It’s hard to categorise Manchester’s Dutch Uncles. The Wikipedia user who vaguely tossed them into the “indie rock” bucket certainly didn’t cover it. Persistent comparisons to Hot Chip – focussed around Duncan Wallis’s sweet-stoic falsetto and Alexis Taylor’s always-on-the-verge-of-shattering vocals – also come up short. Dutch Uncles have antecedents in XTC and Peter Gabriel, but that doesn’t paint the full picture either. A dutch uncle, you might be interested to learn, is a person who seeks to educate but does so in the harshest of terms, and a clue to the group’s distinctive sound seems to lie in their choice of name. Looking beyond the voices and the up-front synths, for example, there’s a lot more aggression to their music than Hot Chip’s electronic pop. This has more in common with Slint or Tortoise, driven relentlessly forward by spiky, shifting percussive rhythms and stammering, agitated staccato guitars.
Opener ‘Pondage’ sets the tone for an album founded on tension, its eerie bells and plucked guitar polyrhythmic guitar lines providing a haunting preface to a journey that is, when it works, as unnerving as it is catchy. ‘Bellio’ is a blistering marriage of new wave and math rock that tells the tale of a sexual encounter. It’s all muscle and perspiration, and if you’ve ever woken up delirious and unfulfilled from a dream about a James Murphy and Battles collaboration then you’re in luck.
Lead single and hands-down stand-out track ‘Fester’ is a disco-infused nod to DFA with ghostly synths floating through an intense battle of pianos, marimbas and handclaps. It’s the closest Wallis and co have come to four-to-the-floor dance music and it sounds superb. Other highlights are the ominous rhythms of ‘Threads’ and the Spiritualized-esque space-rock of ‘Nometo’.

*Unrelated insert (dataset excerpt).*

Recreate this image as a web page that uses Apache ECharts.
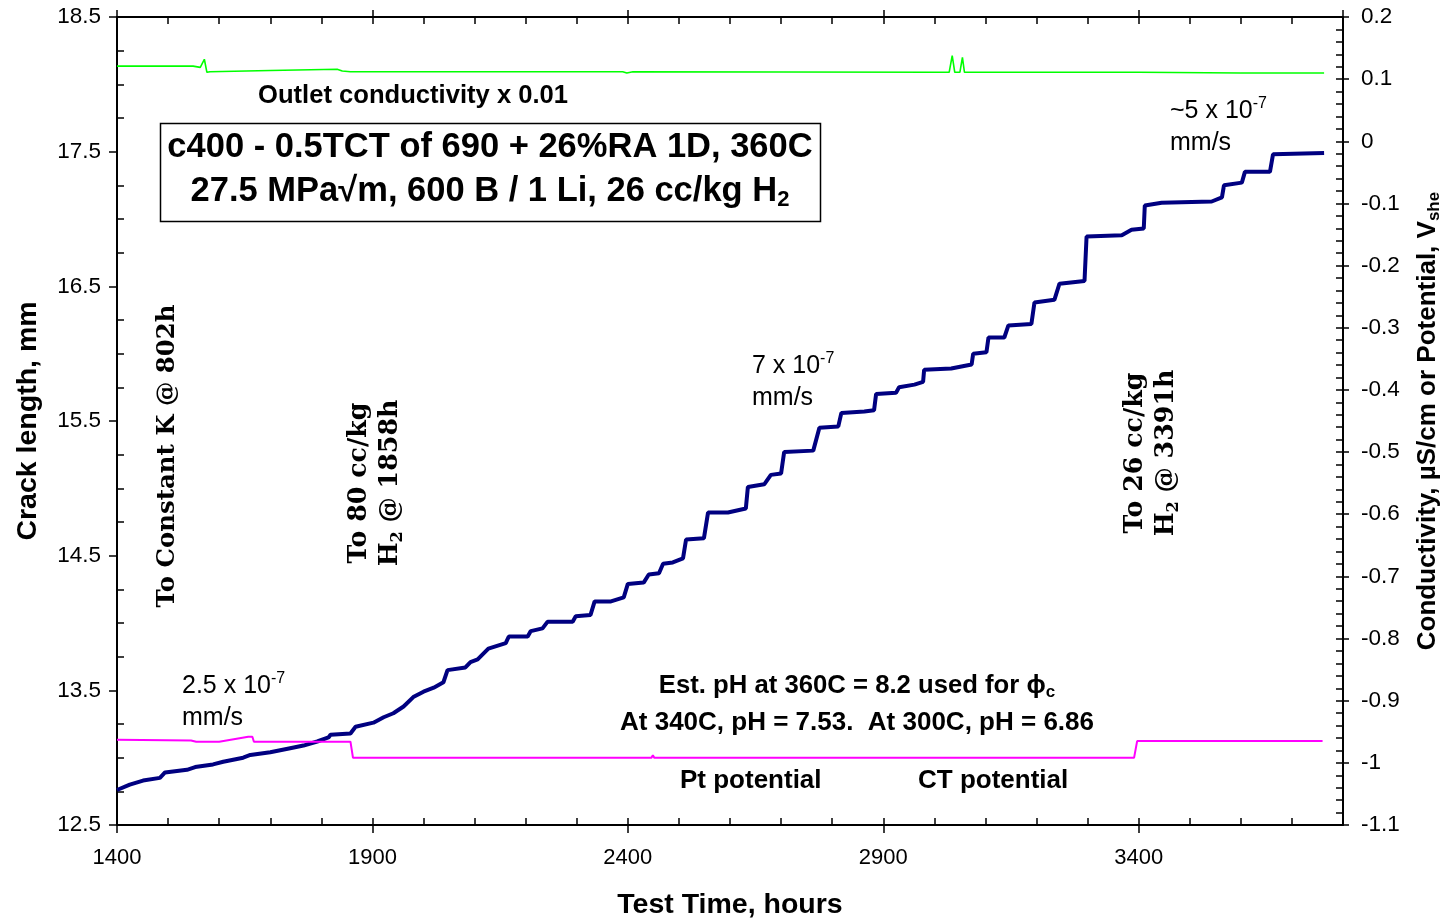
<!DOCTYPE html>
<html>
<head>
<meta charset="utf-8">
<script src="https://cdn.jsdelivr.net/npm/echarts@6/dist/echarts.min.js"></script>
<style>
  html, body { margin: 0; padding: 0; background: #fff; }
  #chart { width: 1443px; height: 918px; }
</style>
</head>
<body>
<div id="chart"></div>
<script>
// ---- Data ----
// Crack length, mm vs test time, hours (left axis)
const crackLength = [
  [1400,12.76],[1425,12.80],[1451,12.83],[1484,12.85],[1494,12.89],[1537,12.91],[1553,12.93],
  [1588,12.95],[1608,12.97],[1647,13.00],[1661,13.02],[1700,13.04],[1739,13.07],[1765,13.09],
  [1792,13.12],[1814,13.15],[1818,13.17],[1857,13.18],[1867,13.23],[1902,13.26],[1922,13.30],
  [1941,13.33],[1961,13.38],[1980,13.45],[2000,13.49],[2020,13.52],[2039,13.56],[2047,13.65],
  [2082,13.67],[2092,13.71],[2106,13.73],[2127,13.81],[2161,13.85],[2167,13.90],[2204,13.90],
  [2210,13.94],[2233,13.96],[2243,14.01],[2292,14.01],[2298,14.05],[2327,14.06],[2335,14.16],
  [2367,14.16],[2392,14.19],[2400,14.29],[2431,14.30],[2441,14.36],[2461,14.37],[2469,14.44],
  [2488,14.45],[2508,14.48],[2514,14.62],[2549,14.63],[2557,14.82],[2596,14.82],[2631,14.85],
  [2635,15.01],[2667,15.03],[2680,15.10],[2700,15.11],[2706,15.27],[2763,15.28],[2775,15.45],
  [2812,15.46],[2818,15.56],[2863,15.57],[2882,15.58],[2886,15.70],[2925,15.71],[2931,15.75],
  [2961,15.77],[2978,15.79],[2980,15.88],[3033,15.89],[3073,15.92],[3076,16.00],[3102,16.01],
  [3106,16.12],[3137,16.12],[3145,16.21],[3190,16.22],[3196,16.38],[3235,16.40],[3245,16.52],
  [3294,16.54],[3298,16.87],[3367,16.88],[3386,16.92],[3410,16.93],[3412,17.10],[3445,17.12],
  [3543,17.13],[3563,17.16],[3567,17.25],[3602,17.27],[3608,17.35],[3657,17.35],[3663,17.48],
  [3763,17.49]
];
// Outlet conductivity x 0.01 (right axis)
const outletConductivity = [
  [1400,0.121],[1500,0.121],[1549,0.121],[1563,0.119],[1571,0.132],[1576,0.111],[1582,0.112],
  [1700,0.114],[1831,0.116],[1841,0.113],[1857,0.112],[2000,0.112],[2390,0.112],[2398,0.110],
  [2410,0.112],[3000,0.111],[3029,0.111],[3035,0.138],[3040,0.111],[3050,0.111],[3055,0.135],
  [3059,0.111],[3400,0.111],[3600,0.110],[3763,0.110]
];
// Pt / CT potential, V_she (right axis)
const potential = [
  [1400,-0.963],[1545,-0.964],[1555,-0.966],[1600,-0.966],[1657,-0.958],[1665,-0.958],[1668,-0.966],
  [1857,-0.966],[1862,-0.992],[2000,-0.992],[2360,-0.992],[2363,-0.989],[2366,-0.992],[2446,-0.992],
  [2449,-0.988],[2452,-0.992],[2938,-0.992],[2941,-0.989],[2944,-0.992],[3391,-0.992],[3397,-0.965],
  [3600,-0.965],[3760,-0.965]
];
// Axis ranges / ticks
const xRange = [1400, 3800], xStep = 500;
const leftRange = [12.5, 18.5], leftStep = 1;
const rightRange = [-1.1, 0.2], rightStep = 0.1;

const SANS = '"Liberation Sans", Arial, Helvetica, sans-serif';
const SERIF = '"DejaVu Serif"';
const chart = echarts.init(document.getElementById('chart'), null, { renderer: 'canvas' });

const blk = '#000';
const hideAll = { axisLabel:{show:false}, splitLine:{show:false}, minorSplitLine:{show:false} };
const noLine = { show:false, onZero:false };

function xAx(extra) {
  return Object.assign({ type:'value', min:xRange[0], max:xRange[1], interval:xStep,
    splitLine:{show:false}, minorSplitLine:{show:false} }, extra);
}
function yAx(range, step, extra) {
  return Object.assign({ type:'value', min:range[0], max:range[1], interval:step,
    splitLine:{show:false}, minorSplitLine:{show:false} }, extra);
}
const tickLS = { color: blk, width: 1.5 };

const option = {
  animation: false,
  backgroundColor: '#fff',
  grid: { left: 117, right: 100, top: 17, bottom: 93, containLabel: false, outerBoundsMode: 'none' },
  xAxis: [
    xAx({ position:'bottom',
      axisLine:{ show:true, onZero:false, lineStyle:{ color:blk, width:2 } },
      axisTick:{ show:true, inside:false, length:8, lineStyle:tickLS },
      minorTick:{ show:false },
      axisLabel:{ show:true, showMaxLabel:false, color:blk, fontSize:22, fontFamily:SANS, margin:22, formatter: v => String(Math.round(v)) },
      name:'Test Time, hours', nameLocation:'middle', nameGap:66,
      nameTextStyle:{ color:blk, fontSize:28.5, fontWeight:'bold', fontFamily:SANS } }),
    xAx(Object.assign({ position:'bottom', axisLine:noLine,
      axisTick:{ show:true, inside:true, length:7, lineStyle:tickLS },
      minorTick:{ show:true, splitNumber:5, length:7, lineStyle:tickLS } }, hideAll)),
    xAx({ position:'top',
      axisLine:{ show:true, onZero:false, lineStyle:{ color:blk, width:2 } },
      axisTick:{ show:true, inside:true, length:7, lineStyle:tickLS },
      minorTick:{ show:true, splitNumber:5, length:7, lineStyle:tickLS },
      axisLabel:{ show:false } }),
    xAx(Object.assign({ position:'top', axisLine:noLine,
      axisTick:{ show:true, inside:false, length:7, lineStyle:tickLS },
      minorTick:{ show:false } }, hideAll))
  ],
  yAxis: [
    yAx(leftRange, leftStep, { position:'left',
      axisLine:{ show:true, onZero:false, lineStyle:{ color:blk, width:2 } },
      axisTick:{ show:true, inside:false, length:8, lineStyle:tickLS },
      minorTick:{ show:false },
      axisLabel:{ show:true, color:blk, fontSize:22.5, fontFamily:SANS, margin:16, formatter: v => v.toFixed(1) },
      name:'Crack length, mm', nameLocation:'middle', nameGap:74,
      nameTextStyle:{ color:blk, fontSize:28.5, fontWeight:'bold', fontFamily:SANS } }),
    yAx(leftRange, leftStep, Object.assign({ position:'left', axisLine:noLine,
      axisTick:{ show:false, inside:true },
      minorTick:{ show:true, splitNumber:4, length:7, lineStyle:tickLS } }, hideAll)),
    yAx(rightRange, rightStep, { position:'right',
      axisLine:{ show:true, onZero:false, lineStyle:{ color:blk, width:2 } },
      axisTick:{ show:true, inside:false, length:6, lineStyle:tickLS },
      minorTick:{ show:false },
      axisLabel:{ show:true, color:blk, fontSize:22.5, fontFamily:SANS, margin:18,
        formatter: v => String(Math.round(v * 10) / 10) },
      name:'{t|Conductivity, µS/cm or Potential, V}{s|she}', nameLocation:'middle', nameGap:70,
      nameTextStyle:{ color:blk, fontSize:26, fontWeight:'bold', fontFamily:SANS,
        rich:{ t:{ fontSize:26, fontWeight:'bold', fontFamily:SANS, color:blk, lineHeight:30 },
               s:{ fontSize:17, fontWeight:'bold', fontFamily:SANS, color:blk, verticalAlign:'bottom', lineHeight:30 } } } }),
    yAx(rightRange, rightStep, Object.assign({ position:'right', axisLine:noLine,
      axisTick:{ show:true, inside:true, length:7, lineStyle:tickLS },
      minorTick:{ show:true, splitNumber:5, length:7, lineStyle:tickLS } }, hideAll))
  ],
  series: [
    { name:'Crack length', type:'line', xAxisIndex:0, yAxisIndex:0, data:crackLength,
      showSymbol:false, symbol:'none', lineStyle:{ color:'#000080', width:4 }, z:3 },
    { name:'Outlet conductivity', type:'line', xAxisIndex:0, yAxisIndex:2, data:outletConductivity,
      showSymbol:false, symbol:'none', lineStyle:{ color:'#00ff00', width:1.6 }, z:2 },
    { name:'Potential', type:'line', xAxisIndex:0, yAxisIndex:2, data:potential,
      showSymbol:false, symbol:'none', lineStyle:{ color:'#ff00ff', width:2 }, z:4 }
  ],
  graphic: []
};

// ---- Annotations ----
const R = (sz, w) => ({ fontSize:sz, fontWeight:w || 'normal', fontFamily:SANS, fill:blk, lineHeight:30 });
const supStyle = { fontSize:16, fontFamily:SANS, fill:blk, verticalAlign:'top', lineHeight:14 };
function rateText(x, y, lead) {
  return [
    { type:'text', x:x, y:y, z:50, style:{ text:'{a|' + lead + '}{p|-7}', textAlign:'left', textVerticalAlign:'middle',
      rich:{ a:R(25), p:supStyle } } },
    { type:'text', x:x, y:y + 32, z:50, style:{ text:'mm/s', font:'25px ' + SANS, fill:blk, textAlign:'left', textVerticalAlign:'middle' } }
  ];
}
const g = option.graphic;
g.push(...rateText(1170, 111, '~5 x 10'));
g.push(...rateText(752, 366, '7 x 10'));
g.push(...rateText(182, 686, '2.5 x 10'));

const B26 = 'bold 26px ' + SANS;
g.push({ type:'text', x:258, y:96, z:50, style:{ text:'Outlet conductivity x 0.01', font:'bold 25.6px ' + SANS, fill:blk, textAlign:'left', textVerticalAlign:'middle' } });
g.push({ type:'rect', z:40, shape:{ x:160.5, y:123.5, width:660, height:98 }, style:{ fill:'#fff', stroke:blk, lineWidth:1.5 } });
g.push({ type:'text', x:490, y:147, z:50, style:{ text:'c400 - 0.5TCT of 690 + 26%RA 1D, 360C', font:'bold 34.5px ' + SANS, fill:blk, textAlign:'center', textVerticalAlign:'middle' } });
g.push({ type:'text', x:490, y:191, z:50, style:{ text:'{a|27.5 MPa\u221Am, 600 B / 1 Li, 26 cc/kg H}{b|2}', textAlign:'center', textVerticalAlign:'middle',
  rich:{ a:{ fontSize:34.5, fontWeight:'bold', fontFamily:SANS, fill:blk, lineHeight:40 }, b:{ fontSize:22, fontWeight:'bold', fontFamily:SANS, fill:blk, verticalAlign:'bottom', lineHeight:30 } } } });

g.push({ type:'text', x:857, y:686, z:50, style:{ text:'{a|Est. pH at 360C = 8.2 used for \u03D5}{b|c}', textAlign:'center', textVerticalAlign:'middle',
  rich:{ a:{ fontSize:25.7, fontWeight:'bold', fontFamily:SANS, fill:blk, lineHeight:30 }, b:{ fontSize:17, fontWeight:'bold', fontFamily:SANS, fill:blk, verticalAlign:'bottom', lineHeight:22 } } } });
g.push({ type:'text', x:857, y:723, z:50, style:{ text:'At 340C, pH = 7.53.  At 300C, pH = 6.86', font:B26, fill:blk, textAlign:'center', textVerticalAlign:'middle' } });
g.push({ type:'text', x:680, y:781, z:50, style:{ text:'Pt potential', font:B26, fill:blk, textAlign:'left', textVerticalAlign:'middle' } });
g.push({ type:'text', x:918, y:781, z:50, style:{ text:'CT potential', font:B26, fill:blk, textAlign:'left', textVerticalAlign:'middle' } });

const serifRich = (sz) => ({
  a:{ fontSize:sz, fontWeight:'bold', fontFamily:SERIF, fill:blk, lineHeight:31 },
  s:{ fontSize:Math.round(sz * 0.62), fontWeight:'bold', fontFamily:SERIF, fill:blk, verticalAlign:'bottom', lineHeight:25 }
});
g.push({ type:'text', x:168, y:456, rotation:Math.PI/2, z:50, style:{ text:'{a|To Constant K @ 802h}', textAlign:'center', textVerticalAlign:'middle', rich:serifRich(24.4) } });
g.push({ type:'text', x:375, y:483, rotation:Math.PI/2, z:50, style:{ text:'{a|To 80 cc/kg}\n{a|H}{s|2}{a| @ 1858h}', textAlign:'center', textVerticalAlign:'middle', rich:serifRich(25.3) } });
g.push({ type:'text', x:1151, y:453, rotation:Math.PI/2, z:50, style:{ text:'{a|To 26 cc/kg}\n{a|H}{s|2}{a| @ 3391h}', textAlign:'center', textVerticalAlign:'middle', rich:serifRich(25.3) } });

chart.setOption(option);
</script>
</body>
</html>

Standards aren’t always as high, however, and the second half of the album is blighted by a lack of variation. ‘Flexxin’, for example, is a mawkish, paint by numbers pop workout. Their first single of 2013, it seems to suffer from having a wandering eye on the commercial success that has eluded the group so far. It’s hard to point the finger of blame at a band that haven’t broken into the UK mainstream since their 2009 debut, but with its sunny violins and banal, generic love song lyrics (“You can hold my hand / I feel it, we understand.”) it will be nauseating for anything other than the casual ear. If the goal was simply not to offend, then ‘Flexxin’ does the job, and it’s easy to imagine it providing the soundtrack to the BBC’s Best Of Wimbledon montage come June. Similarly, ‘Brio’ and ‘Zug Zwang’ are too sweet, their Jeff Lynne string sections grating more with each listen.
Nevertheless, Out Of Touch represents a steady evolution of a band, and while you sense they’ve still not made a truly great album, the Uncles pack a sturdy punch on their most focused album yet.